Thursday, February 09, 2006

You, Too?

Before I even left the house this morning, Beautiful Day was pulsing through my mind. It's a song that'll curse through my veins and bubble out my lips in spontaneous song any time I'm confronted with a day too wonderful to resist. Even a little ray of sunshine, in these gloomy parts, can start the tune.

This morning it was snow. Beautiful, fresh snow. It was snowing when I went to bed, and by morning, Heves was the proud recipient of 4-6 inches of snowfall, and the town was wearing it as proudly as a fine new suit. I walked to school early, at 7, before most people had shovelled, or swept, their sidewalks. It was delightfully wintery, just the way I like it back home.

And on my morning Internet check -- a favorite activity now that the school decided on two computers in the teachers' office -- I saw that U2 had won big at the previous night's Grammy Awards. I smiled.
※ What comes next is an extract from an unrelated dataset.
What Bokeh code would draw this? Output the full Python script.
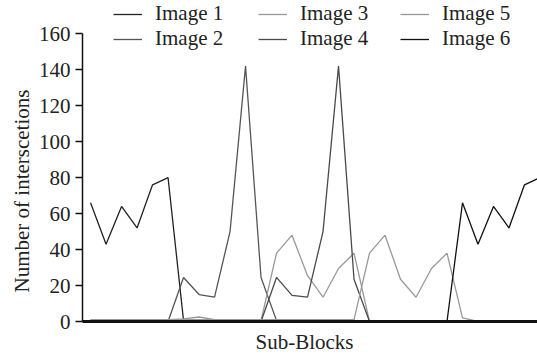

I like U2. I kind of wish I was Bono.

One of the favorite questions in these parts, asked right after "Have you got a girlfriend," "What do you think of the Hungarian girls," and "When should the territorial integrity of the pre-Trianon Big Hungary be restored?" is "What's your favorite kind of music?" It's a preferred prompt presumably for the introductory level of vocabulary, rather than its ability to start a real conversation abroad.

Before coming to Hungary, I'd never really known what to say. When I realized, sometime back in high school, that it probably wasn't cool that I dug oldies, I learned to hide my tastes behind the shrouds available to one when they work around a question. In college, as all my friends turned to Tupac and other rappers, I wasn't so sure that pop music, the contemporary boy bands notwithstanding, wasn't so bad. The answer to the music question became longer, and less meaningful.

But here in Europe, far from WIXX, I've learned that I do have musical preferences: it must be in English (although Die Toten Hosen and Juli are working their way into my heart) and it must be some sort of rock and roll. Within that range, I'll take just about anything!

To make it easier for the audience, palpable to the introductory language user, I usually boil down my response to something along the lines, "I like English rock and roll like U2 and Green Day." End of sentence, end of story. I'm content in the answer. It conveys that I don't like the darn technoey-housey-Euroey-discoey-dance music they insist on playing around here and it is a good end point in a conversation I don't want to continue.

So I took great pleasure when my music (rather than anything else, even if Eurodance hits weren't up for the awards), won at the Grammys. And apparently, the school was excited too.

About twice a week, during the 30-minute lunch break between the fourth and fifth lessons, loud music pulsates through the entire school. I have no idea who starts it, who controls it, or who approves this madness, but the music ricochetes (rikoshays, ricosheyes, ricoshetes, ricocheyes...?) off of every hard surface. The school moves to its pulsation. Often times its in English. I smile. I know that the sorry half of the students who do not pay attention in my class will never know what the songs mean.

And today, as if to celebrate and commemorate the triumph of my music over anything else that these kids might love, it was "With or Without You." U2 wins the best album Grammy and Heves High marks the occasion with a song from 1987's Joshua Tree. Right on, kids.

This song is from the same time period as Seconds! It from the same compilation disc as New Years Day! Seconds sings of nuclear war. Seconds sings of east and west, I am in that east! Unlike dismantling atomic bombs, Bono and friends were singing of the dangers of those relics. And New Year's Day was inspired in part by the Polish communist regime's crackdown in December 1981 on the freedom-fighting Solidarity trade union. My school, my apartment, my life would have been controlled by a communist regime in this same place back then!

The irrelevant tribute, though, is a song that has haunted -- a vaguely bittersweet brand of haunting -- me for almost as long.

m.t.c.

2 Comments:

At 9:15 PM, Blogger James A. Flynn said...

Son,

Mama and Papa are on the way; you'd better get your shit together or there will be some sore ass in Hungry! Mama's wearing combat boots for a reason. .. she's heard about the wine, women and song, if we can be so kind as to call those sounds that tumble from your lips song.

Don't be fooled by the Olympics ploy; this little trip is designed to find out what the boy's been up to.

 
At 11:37 AM, Blogger OlympicTrekker said...

Hey,

Thanks for digging oldies when you were in hs.

Olympics not just a ploy but we'll be there soon with boots on!